Wednesday, July 22, 2015

Aussie Aussie Aussie. Oi Oi Oi!

This post has nothing to do with football.
 It does have to do with me saying "I" all the time. Writers especially in a collegiate setting are discouraged from starting their paragraphs or ideas with "I". There's always a better way to show the reader what you are saying rather than telling them. And showing and telling have to do with this post as well I guess.

I am super hard on myself. I'm mean to myself and constricting. I have strict ideas that I want to adhere to when it comes to me. Me. Me. Me.

I forced myself into a meditation. I totally felt God's presence as I was flooded with only thoughts for a sermon in my heart. In my life. I was in worship and it was like a workshop for me. I was taking notes about what I was hearing and making notes of how to do things differently. I wasn't focusing on what I was hearing but how I could swirl it into my actions.

Gah. So I tried to swirl it toward a positive plan of action. You know me, I always have a plan. If I don't have a plan in my head, I panic and everyone gets to hear about it.

So I was trying to take some meditation notes/reflections about this time of mediation and I wrote:
My testimony:
My wants:
My plan:
My (thinking what should go here):


and then my brain went silent.

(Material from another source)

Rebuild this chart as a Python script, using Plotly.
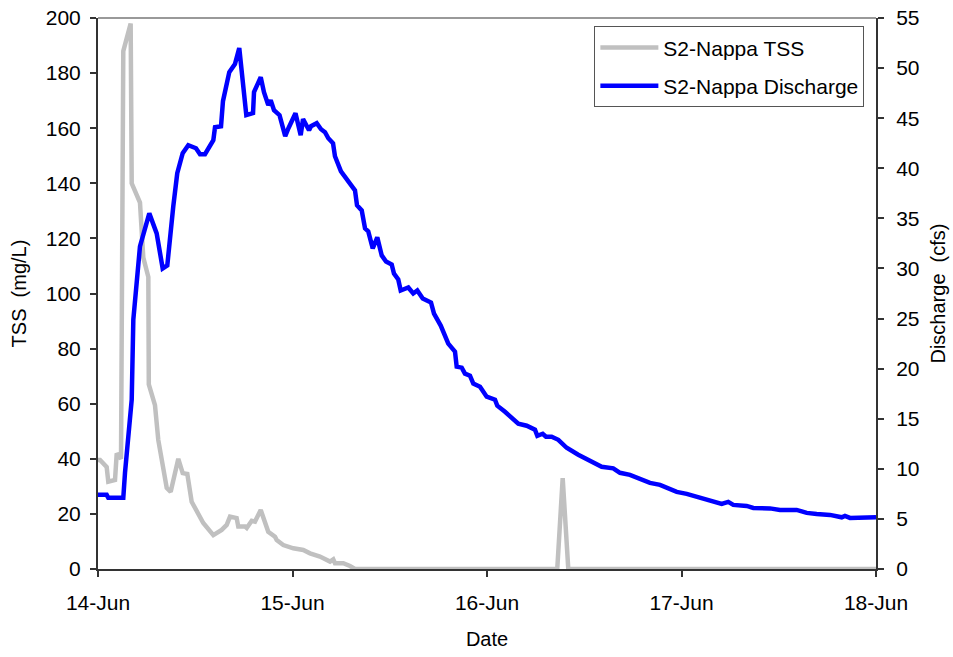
import pandas as pd
import plotly.graph_objects as go

# Hours after 14-Jun 00:00 and values
tss_hours = [0.0, 0.25, 1.07, 1.27, 2.1, 2.31, 2.84, 3.12, 4.03, 4.16, 5.18, 5.59, 6.21, 6.27,
             7.03, 7.44, 8.48, 8.97, 9.91, 10.45, 11.02, 11.56, 12.99, 14.23, 15.26, 15.88,
             16.29, 17.11, 17.31, 18.14, 18.35, 18.97, 19.37, 20.08, 21.01, 21.84, 22.05,
             22.86, 24.1, 25.33, 26.16, 27.39, 28.63, 29.03, 29.24, 30.27, 31.09, 31.71,
             56.67, 57.34, 58.03, 96.0]
tss_mgL = [39.6, 39.6, 37.0, 31.7, 32.3, 42.0, 40.0, 188.0, 198.0, 140.0, 133.0, 113.0, 106.0, 67.0,
           59.5, 46.8, 29.4, 28.0, 40.0, 34.8, 34.5, 24.4, 16.7, 12.3, 14.2, 16.0,
           19.0, 18.5, 15.4, 15.4, 14.9, 17.5, 17.2, 21.4, 13.5, 11.7, 10.5,
           8.7, 7.5, 6.9, 5.7, 4.5, 2.7, 3.5, 2.1, 2.1, 1.1, 0.0,
           0.0, 33.0, 0.0, 0.0]

q_hours = [0.0, 0.25, 1.07, 1.27, 3.12, 3.33, 4.16, 4.36, 5.18, 6.33, 7.24, 7.98, 8.55, 9.29,
           9.78, 10.45, 11.14, 12.09, 12.59, 13.2, 14.23, 14.44, 15.18, 15.42, 16.2, 16.9,
           17.43, 18.3, 19.13, 19.25, 20.08, 20.48, 21.01, 21.31, 21.72, 22.4, 23.1, 23.5,
           24.37, 25.01, 25.3, 26.04, 26.28, 26.99, 27.52, 28.01, 28.42, 29.0, 29.24, 29.98,
           30.48, 31.34, 31.71, 31.96, 32.54, 32.95, 33.35, 33.9, 34.46, 35.01, 35.54, 36.24,
           36.52, 37.05, 37.35, 38.29, 38.9, 39.4, 40.07, 41.09, 41.46, 42.29, 43.22, 44.05,
           44.26, 44.88, 45.28, 45.9, 46.31, 47.14, 47.96, 48.99, 49.27, 50.22, 51.05, 51.86,
           52.9, 53.92, 54.21, 54.87, 55.28, 55.98, 56.8, 57.83, 59.26, 60.5, 62.15, 63.58,
           64.41, 65.64, 66.88, 68.11, 69.35, 70.17, 71.41, 72.64, 74.28, 75.52, 76.96, 77.77,
           78.39, 80.04, 80.86, 82.92, 84.15, 86.21, 87.45, 88.68, 90.32, 91.77, 92.17, 92.79,
           96.0]
q_cfs = [7.4, 7.4, 7.4, 7.1, 7.1, 9.6, 16.9, 24.9, 32.2, 35.5, 33.5, 30.0, 30.3, 36.2,
         39.5, 41.5, 42.3, 42.0, 41.4, 41.4, 42.8, 44.1, 44.2, 46.7, 49.6, 50.4,
         52.0, 45.3, 45.5, 47.6, 49.1, 47.6, 46.3, 46.8, 45.8, 45.3, 43.2, 44.0,
         45.5, 43.3, 44.9, 43.8, 44.2, 44.5, 43.9, 43.6, 43.0, 42.5, 41.2, 39.7,
         39.2, 38.2, 37.8, 36.3, 35.8, 34.0, 33.7, 32.0, 33.1, 31.3, 30.7, 30.4,
         29.5, 28.9, 27.8, 28.1, 27.5, 27.8, 27.0, 26.6, 25.5, 24.3, 22.5, 21.7,
         20.2, 20.1, 19.5, 19.3, 18.5, 18.2, 17.2, 16.9, 16.3, 15.7, 15.1, 14.5,
         14.3, 13.9, 13.3, 13.5, 13.2, 13.2, 12.9, 12.1, 11.4, 10.9, 10.2, 10.05,
         9.6, 9.4, 8.95, 8.6, 8.4, 8.1, 7.7, 7.5, 7.15, 6.9, 6.5, 6.7,
         6.4, 6.3, 6.1, 6.05, 5.9, 5.9, 5.6, 5.5, 5.4, 5.16, 5.3, 5.1,
         5.16]

start = pd.Timestamp("2009-06-14")
tss_time = [start + pd.Timedelta(hours=h) for h in tss_hours]
q_time = [start + pd.Timedelta(hours=h) for h in q_hours]

FONT = "Liberation Sans, Arial, sans-serif"
AX = "#333333"

fig = go.Figure()
fig.add_trace(go.Scatter(x=tss_time, y=tss_mgL, mode="lines", name="S2-Nappa TSS",
                         legendgroup="a",
                         line=dict(color="#C0C0C0", width=4.5), yaxis="y"))
fig.add_trace(go.Scatter(x=q_time, y=q_cfs, mode="lines", name="S2-Nappa Discharge",
                         legendgroup="b",
                         line=dict(color="#0000FF", width=4.5), yaxis="y2"))

fig.update_layout(
    width=953, height=657,
    margin=dict(l=98, r=77, t=18, b=88),
    paper_bgcolor="white", plot_bgcolor="white",
    font=dict(family=FONT, size=21, color="black"),
    showlegend=True,
    legend=dict(x=0.638, y=0.985, xanchor="left", yanchor="top",
                bgcolor="white", bordercolor="#555555", borderwidth=1,
                font=dict(size=21), itemwidth=58, traceorder="grouped", tracegroupgap=8),
    xaxis=dict(range=[start, start + pd.Timedelta(days=4)], type="date",
               tickformat="%d-%b", dtick=86400000, tick0=start, automargin=False,
               showgrid=False, zeroline=False, showline=True, linecolor=AX, linewidth=2,
               ticks="outside", ticklen=6, tickcolor=AX, tickwidth=1.5,
               ticklabelstandoff=8,
               title=dict(text="Date", standoff=19, font=dict(size=20))),
    yaxis=dict(range=[0, 200], dtick=20, showgrid=False, zeroline=False, automargin=False,
               showline=True, linecolor=AX, linewidth=2,
               ticks="outside", ticklen=6, tickcolor=AX, tickwidth=1.5,
               ticklabelstandoff=5,
               title=dict(text="TSS  (mg/L)", standoff=14, font=dict(size=20))),
    yaxis2=dict(range=[0, 55], dtick=5, overlaying="y", side="right", automargin=False,
                showgrid=False, zeroline=False, showline=True, linecolor=AX, linewidth=2,
                ticks="outside", ticklen=6, tickcolor=AX, tickwidth=1.5,
                ticklabelstandoff=8,
                title=dict(text="Discharge  (cfs)", standoff=12, font=dict(size=20))),
    shapes=[dict(type="line", xref="paper", yref="paper", x0=0, x1=1, y0=1, y1=1,
                 line=dict(color="#999999", width=2))],
)

fig.write_html("out.html")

For like three seconds. A white pause of air in radio space of Amber thoughts.

"When are you going to stop saying 'My'?"


Boom.
Oh. I guess you are right huh Lord? I am saying MY MY MY. ME. ME. ME. I. I. I. and not in a chanting football way. In a how can I gain glory or attention from this way? Golly. I could picture God in my head chuckling at me. Oh Amber, you think you are so powerful. It's cute. I definitely needed the humility. Step down a notch. I should be in the crowd listening to the sermon, not the commenter on the side.  (I think I'll have more words about that later and as to why)

It's because I am self lead out of fear. I have a tight grasp on my fears and insecurities and I push and rule from that.
But I need to push and rule and seek love.
 I need to trust HIM and obey HIM. And lean not on my own understanding. (inhale.....exhale.....)

Why should I have to follow any different of a direction?
Didn't Jesus have to trust HIM and obey HIM too?
To his death?

Three cheers for you King Jesus. Aussie Aussie Aussie. YOU. YOU. YOU.